(Rows from a dataset of charts and code)
________________________

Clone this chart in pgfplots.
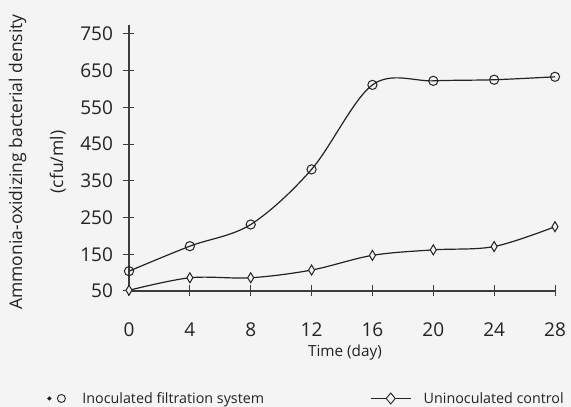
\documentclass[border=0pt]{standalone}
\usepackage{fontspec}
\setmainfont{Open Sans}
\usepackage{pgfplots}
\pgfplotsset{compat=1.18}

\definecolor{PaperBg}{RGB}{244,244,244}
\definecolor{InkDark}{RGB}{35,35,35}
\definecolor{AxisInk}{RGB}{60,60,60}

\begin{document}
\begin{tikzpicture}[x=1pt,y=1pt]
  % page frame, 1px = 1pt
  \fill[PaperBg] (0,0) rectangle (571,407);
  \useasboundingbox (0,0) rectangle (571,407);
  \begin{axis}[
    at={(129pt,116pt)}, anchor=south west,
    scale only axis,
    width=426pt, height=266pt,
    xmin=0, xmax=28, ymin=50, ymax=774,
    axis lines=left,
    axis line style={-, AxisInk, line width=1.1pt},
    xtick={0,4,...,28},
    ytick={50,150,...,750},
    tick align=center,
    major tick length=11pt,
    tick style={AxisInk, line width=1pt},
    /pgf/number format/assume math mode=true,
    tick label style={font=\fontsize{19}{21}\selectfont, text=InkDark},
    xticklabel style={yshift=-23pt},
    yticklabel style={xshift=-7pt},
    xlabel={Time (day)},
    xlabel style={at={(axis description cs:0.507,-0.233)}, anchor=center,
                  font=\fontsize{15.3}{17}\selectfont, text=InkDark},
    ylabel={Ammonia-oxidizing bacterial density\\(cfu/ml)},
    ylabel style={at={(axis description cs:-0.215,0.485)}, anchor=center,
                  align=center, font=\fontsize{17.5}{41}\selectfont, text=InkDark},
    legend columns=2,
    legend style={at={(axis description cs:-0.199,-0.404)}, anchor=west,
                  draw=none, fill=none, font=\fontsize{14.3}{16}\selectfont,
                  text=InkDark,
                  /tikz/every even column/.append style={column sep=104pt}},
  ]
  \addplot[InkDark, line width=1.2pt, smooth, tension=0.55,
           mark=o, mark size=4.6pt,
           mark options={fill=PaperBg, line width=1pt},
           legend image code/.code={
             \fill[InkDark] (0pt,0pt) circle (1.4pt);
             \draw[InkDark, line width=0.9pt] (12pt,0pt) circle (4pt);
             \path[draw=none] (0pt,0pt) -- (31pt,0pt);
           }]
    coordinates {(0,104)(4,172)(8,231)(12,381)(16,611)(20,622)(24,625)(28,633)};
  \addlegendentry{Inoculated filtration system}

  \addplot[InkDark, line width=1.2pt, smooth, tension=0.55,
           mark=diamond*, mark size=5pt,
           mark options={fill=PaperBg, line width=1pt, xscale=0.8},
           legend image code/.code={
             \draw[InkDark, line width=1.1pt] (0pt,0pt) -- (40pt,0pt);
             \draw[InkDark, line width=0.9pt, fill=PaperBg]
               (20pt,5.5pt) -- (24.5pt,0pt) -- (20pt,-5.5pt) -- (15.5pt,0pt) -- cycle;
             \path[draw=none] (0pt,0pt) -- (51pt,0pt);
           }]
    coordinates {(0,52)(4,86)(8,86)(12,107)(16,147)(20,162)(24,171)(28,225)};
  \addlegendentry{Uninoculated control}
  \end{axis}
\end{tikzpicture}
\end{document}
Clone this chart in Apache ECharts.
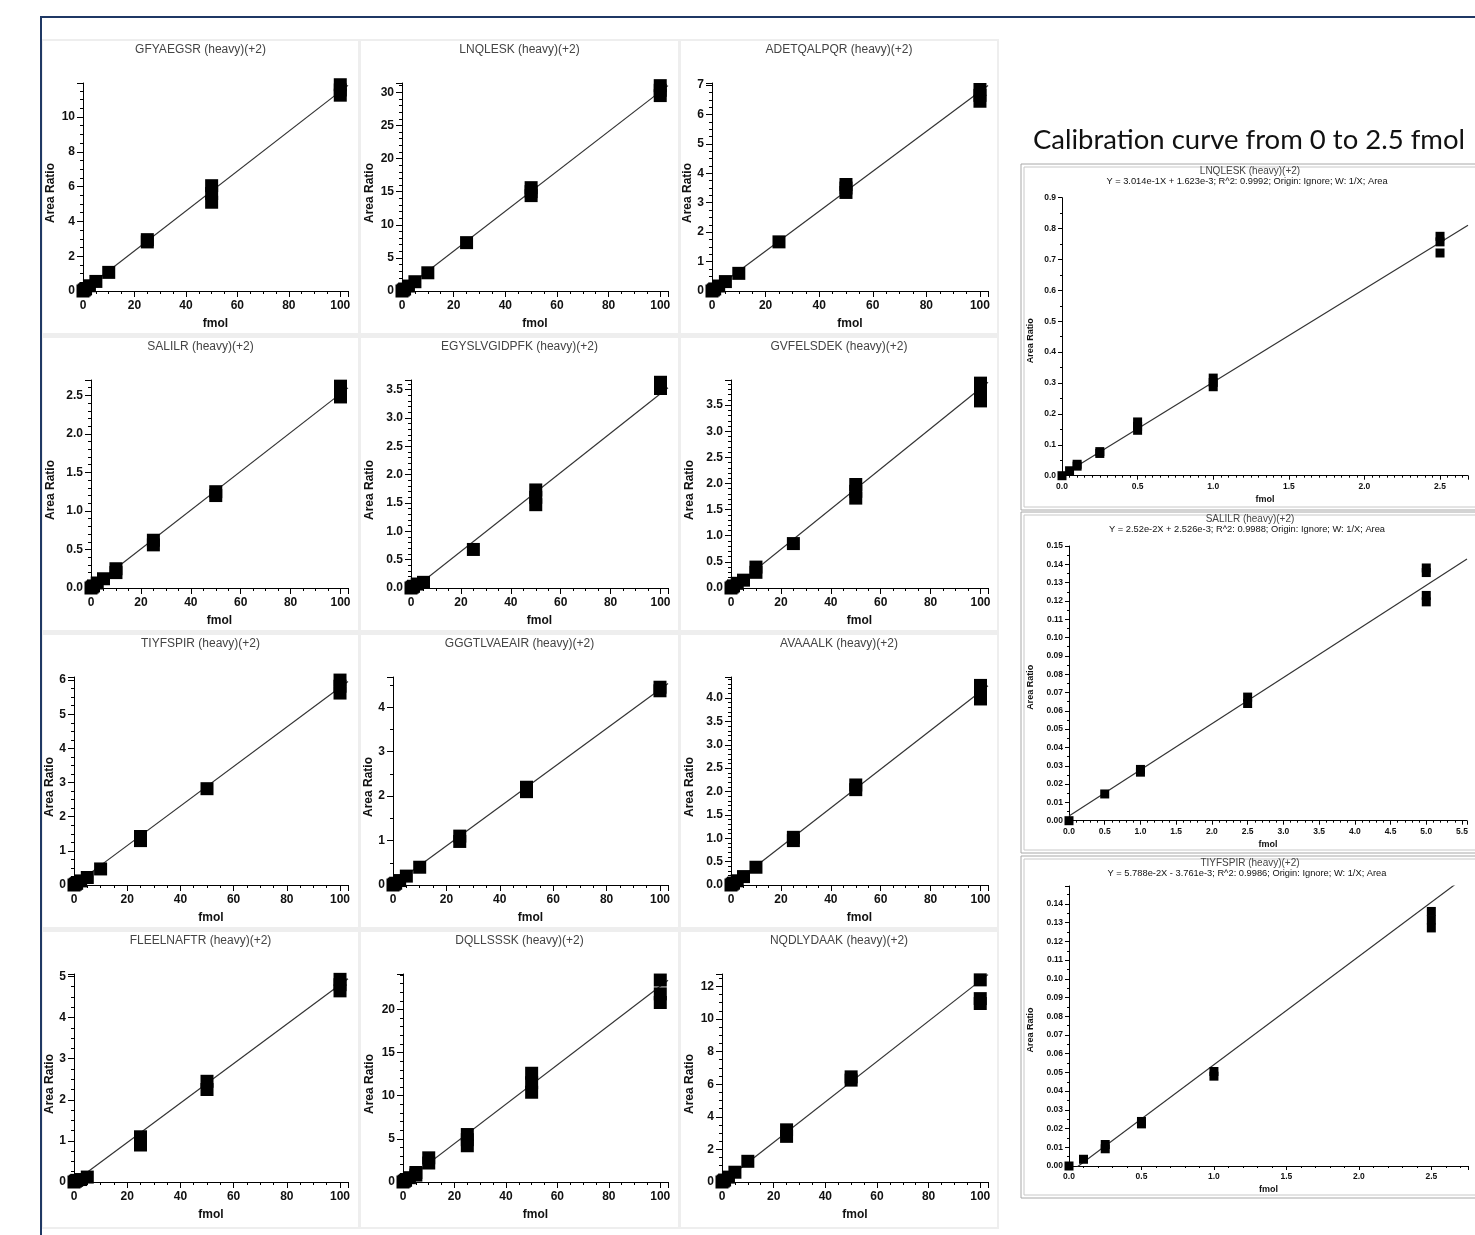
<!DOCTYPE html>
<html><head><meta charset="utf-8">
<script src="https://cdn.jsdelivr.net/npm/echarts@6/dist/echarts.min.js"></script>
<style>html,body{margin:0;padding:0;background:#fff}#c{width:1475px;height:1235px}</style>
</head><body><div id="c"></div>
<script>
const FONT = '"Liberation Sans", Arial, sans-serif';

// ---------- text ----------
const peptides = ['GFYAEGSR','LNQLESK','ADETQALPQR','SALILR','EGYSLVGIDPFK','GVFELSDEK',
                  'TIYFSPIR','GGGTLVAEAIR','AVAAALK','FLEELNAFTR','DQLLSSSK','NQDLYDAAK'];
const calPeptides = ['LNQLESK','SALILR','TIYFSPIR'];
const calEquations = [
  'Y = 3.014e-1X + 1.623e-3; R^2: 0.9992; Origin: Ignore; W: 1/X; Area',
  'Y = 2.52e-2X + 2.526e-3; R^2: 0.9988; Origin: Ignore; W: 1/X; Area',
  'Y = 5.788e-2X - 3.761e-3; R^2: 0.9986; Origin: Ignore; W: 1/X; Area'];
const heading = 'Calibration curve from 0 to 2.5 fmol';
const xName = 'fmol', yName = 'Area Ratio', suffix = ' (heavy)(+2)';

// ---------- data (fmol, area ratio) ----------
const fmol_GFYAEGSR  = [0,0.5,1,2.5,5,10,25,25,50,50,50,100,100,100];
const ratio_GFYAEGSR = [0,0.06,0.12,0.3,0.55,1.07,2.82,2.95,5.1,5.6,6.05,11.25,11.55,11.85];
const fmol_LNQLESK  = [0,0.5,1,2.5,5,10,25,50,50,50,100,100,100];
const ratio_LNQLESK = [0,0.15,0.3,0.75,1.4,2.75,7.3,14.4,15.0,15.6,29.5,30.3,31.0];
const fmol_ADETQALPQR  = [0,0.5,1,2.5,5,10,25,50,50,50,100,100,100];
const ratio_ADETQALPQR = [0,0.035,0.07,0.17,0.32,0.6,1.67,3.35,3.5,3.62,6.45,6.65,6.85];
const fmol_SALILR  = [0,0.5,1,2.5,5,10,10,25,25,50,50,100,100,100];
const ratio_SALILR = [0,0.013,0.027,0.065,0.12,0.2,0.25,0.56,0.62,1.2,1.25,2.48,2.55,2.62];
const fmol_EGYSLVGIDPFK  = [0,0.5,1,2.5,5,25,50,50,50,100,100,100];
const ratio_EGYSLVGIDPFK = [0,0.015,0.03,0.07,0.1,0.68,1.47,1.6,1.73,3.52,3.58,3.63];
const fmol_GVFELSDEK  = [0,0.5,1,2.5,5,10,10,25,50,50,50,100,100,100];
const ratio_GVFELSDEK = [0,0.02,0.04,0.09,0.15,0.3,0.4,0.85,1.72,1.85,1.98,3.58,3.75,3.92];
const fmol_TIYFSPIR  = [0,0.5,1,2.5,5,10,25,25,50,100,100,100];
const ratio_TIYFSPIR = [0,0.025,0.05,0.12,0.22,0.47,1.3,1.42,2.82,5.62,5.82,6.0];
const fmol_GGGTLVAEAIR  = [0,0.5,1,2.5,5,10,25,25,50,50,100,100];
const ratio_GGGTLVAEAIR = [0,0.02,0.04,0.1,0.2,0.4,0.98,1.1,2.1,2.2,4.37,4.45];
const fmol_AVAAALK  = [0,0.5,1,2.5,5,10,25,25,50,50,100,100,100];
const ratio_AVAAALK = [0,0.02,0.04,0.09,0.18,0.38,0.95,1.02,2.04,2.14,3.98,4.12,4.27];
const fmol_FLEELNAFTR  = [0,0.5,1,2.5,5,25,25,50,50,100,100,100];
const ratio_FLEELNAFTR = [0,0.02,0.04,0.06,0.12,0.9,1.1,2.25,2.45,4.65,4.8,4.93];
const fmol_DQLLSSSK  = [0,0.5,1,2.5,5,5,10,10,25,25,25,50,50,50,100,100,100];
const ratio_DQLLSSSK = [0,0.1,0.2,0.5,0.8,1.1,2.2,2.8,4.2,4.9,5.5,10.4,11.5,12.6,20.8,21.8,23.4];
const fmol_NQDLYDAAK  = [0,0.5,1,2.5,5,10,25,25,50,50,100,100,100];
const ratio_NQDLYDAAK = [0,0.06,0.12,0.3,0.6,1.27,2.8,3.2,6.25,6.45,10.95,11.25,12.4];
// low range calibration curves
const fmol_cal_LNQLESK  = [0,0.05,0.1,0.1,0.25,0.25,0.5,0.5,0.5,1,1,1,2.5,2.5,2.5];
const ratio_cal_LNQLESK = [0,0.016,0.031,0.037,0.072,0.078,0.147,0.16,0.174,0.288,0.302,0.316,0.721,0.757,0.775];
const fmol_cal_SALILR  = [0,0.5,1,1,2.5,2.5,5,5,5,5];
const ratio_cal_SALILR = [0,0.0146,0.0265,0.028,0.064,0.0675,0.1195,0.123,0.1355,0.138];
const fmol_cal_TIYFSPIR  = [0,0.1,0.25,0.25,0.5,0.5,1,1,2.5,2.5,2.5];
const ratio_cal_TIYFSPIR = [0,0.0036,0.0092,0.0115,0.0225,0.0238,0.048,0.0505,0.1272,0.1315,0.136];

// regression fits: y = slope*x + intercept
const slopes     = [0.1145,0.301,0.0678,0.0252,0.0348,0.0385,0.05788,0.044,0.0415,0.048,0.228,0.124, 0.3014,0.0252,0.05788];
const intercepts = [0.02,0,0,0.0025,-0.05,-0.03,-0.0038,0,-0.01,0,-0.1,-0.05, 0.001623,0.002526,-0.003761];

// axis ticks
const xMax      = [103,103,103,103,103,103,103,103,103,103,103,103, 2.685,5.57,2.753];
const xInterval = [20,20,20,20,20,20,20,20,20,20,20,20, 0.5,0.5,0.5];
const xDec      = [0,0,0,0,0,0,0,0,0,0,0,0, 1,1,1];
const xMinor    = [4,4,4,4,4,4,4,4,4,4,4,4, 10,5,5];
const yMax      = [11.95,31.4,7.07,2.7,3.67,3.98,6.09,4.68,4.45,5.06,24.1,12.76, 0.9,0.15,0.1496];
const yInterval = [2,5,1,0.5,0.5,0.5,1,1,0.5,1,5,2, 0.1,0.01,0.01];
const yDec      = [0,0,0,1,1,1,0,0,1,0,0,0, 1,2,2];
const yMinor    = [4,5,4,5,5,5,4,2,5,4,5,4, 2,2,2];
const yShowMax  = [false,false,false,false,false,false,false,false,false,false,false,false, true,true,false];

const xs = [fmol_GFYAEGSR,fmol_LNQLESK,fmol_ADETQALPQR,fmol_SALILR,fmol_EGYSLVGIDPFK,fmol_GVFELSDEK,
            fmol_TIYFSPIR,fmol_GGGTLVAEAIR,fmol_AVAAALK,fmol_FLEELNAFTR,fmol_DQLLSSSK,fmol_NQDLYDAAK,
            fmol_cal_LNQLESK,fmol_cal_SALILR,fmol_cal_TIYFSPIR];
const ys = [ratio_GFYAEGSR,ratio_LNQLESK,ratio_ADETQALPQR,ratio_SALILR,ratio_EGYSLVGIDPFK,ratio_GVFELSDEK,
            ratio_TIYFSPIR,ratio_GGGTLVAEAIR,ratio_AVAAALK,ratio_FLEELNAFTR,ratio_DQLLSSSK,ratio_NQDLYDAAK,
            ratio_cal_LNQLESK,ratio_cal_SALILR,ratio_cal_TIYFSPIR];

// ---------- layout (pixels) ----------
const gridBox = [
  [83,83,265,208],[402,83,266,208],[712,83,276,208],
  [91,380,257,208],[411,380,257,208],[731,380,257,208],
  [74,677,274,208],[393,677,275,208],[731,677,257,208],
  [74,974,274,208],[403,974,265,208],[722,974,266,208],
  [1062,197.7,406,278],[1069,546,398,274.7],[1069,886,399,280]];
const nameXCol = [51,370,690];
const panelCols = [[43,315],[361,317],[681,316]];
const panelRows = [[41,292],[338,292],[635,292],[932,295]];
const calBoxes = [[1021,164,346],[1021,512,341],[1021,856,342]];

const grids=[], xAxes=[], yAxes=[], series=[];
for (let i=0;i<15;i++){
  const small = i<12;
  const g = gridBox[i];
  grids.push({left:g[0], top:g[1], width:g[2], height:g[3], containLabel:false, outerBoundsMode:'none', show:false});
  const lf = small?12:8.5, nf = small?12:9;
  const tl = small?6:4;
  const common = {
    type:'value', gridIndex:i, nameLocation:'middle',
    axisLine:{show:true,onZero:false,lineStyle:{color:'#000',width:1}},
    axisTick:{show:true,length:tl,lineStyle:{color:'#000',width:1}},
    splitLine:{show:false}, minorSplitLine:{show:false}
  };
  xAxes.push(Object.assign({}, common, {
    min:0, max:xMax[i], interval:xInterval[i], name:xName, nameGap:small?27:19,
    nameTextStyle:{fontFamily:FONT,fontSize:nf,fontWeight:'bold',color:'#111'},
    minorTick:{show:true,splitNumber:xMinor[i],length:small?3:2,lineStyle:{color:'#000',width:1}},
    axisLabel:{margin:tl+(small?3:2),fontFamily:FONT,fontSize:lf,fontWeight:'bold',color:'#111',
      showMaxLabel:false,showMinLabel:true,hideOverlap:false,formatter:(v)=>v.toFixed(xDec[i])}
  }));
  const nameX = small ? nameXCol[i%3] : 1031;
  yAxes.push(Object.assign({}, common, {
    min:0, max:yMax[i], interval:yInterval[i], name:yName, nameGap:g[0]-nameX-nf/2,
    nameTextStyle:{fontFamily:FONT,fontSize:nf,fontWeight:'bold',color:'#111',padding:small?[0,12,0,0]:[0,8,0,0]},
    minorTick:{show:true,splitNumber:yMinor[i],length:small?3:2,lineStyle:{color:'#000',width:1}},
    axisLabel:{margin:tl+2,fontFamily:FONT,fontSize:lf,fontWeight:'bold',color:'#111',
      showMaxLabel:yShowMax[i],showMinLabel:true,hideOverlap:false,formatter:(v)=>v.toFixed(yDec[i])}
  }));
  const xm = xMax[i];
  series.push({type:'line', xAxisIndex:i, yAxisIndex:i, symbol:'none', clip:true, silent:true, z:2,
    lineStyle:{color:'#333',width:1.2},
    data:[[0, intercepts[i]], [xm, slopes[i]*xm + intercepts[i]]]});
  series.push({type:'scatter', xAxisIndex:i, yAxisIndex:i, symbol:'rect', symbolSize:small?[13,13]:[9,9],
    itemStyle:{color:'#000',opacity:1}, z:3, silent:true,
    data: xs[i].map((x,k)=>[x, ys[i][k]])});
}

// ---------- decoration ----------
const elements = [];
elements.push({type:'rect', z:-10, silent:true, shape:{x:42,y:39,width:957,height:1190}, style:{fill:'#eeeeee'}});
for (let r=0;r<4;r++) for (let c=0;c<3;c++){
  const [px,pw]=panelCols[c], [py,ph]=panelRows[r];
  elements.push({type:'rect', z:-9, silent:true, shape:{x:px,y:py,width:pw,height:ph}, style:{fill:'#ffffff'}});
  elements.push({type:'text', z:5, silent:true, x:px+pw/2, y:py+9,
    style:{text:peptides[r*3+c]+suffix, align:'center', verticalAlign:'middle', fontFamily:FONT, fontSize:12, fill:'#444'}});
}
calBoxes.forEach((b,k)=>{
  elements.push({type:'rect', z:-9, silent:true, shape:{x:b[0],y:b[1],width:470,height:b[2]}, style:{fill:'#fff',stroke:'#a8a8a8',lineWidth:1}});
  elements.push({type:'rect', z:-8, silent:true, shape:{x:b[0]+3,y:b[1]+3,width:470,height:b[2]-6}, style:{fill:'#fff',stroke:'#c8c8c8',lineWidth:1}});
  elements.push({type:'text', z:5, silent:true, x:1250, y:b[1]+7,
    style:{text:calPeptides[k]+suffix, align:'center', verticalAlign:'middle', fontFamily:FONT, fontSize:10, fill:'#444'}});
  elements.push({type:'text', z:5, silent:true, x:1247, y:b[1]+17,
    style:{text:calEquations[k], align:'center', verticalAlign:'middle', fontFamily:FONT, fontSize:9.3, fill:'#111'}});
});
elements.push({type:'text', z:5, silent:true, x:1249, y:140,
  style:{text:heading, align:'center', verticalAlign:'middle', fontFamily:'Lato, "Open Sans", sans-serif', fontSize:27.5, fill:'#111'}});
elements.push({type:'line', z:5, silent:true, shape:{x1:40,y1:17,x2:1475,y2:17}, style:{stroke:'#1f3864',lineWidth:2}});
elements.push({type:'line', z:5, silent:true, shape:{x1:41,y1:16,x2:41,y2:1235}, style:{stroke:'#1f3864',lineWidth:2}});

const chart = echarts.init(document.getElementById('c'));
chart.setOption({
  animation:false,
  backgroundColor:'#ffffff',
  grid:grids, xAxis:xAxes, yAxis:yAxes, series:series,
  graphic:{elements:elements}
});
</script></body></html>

________________________

What to produce: Check each line of the records for the word "this" and extract those that contain it.

Answer:
Clone this chart in pgfplots.
Clone this chart in Apache ECharts.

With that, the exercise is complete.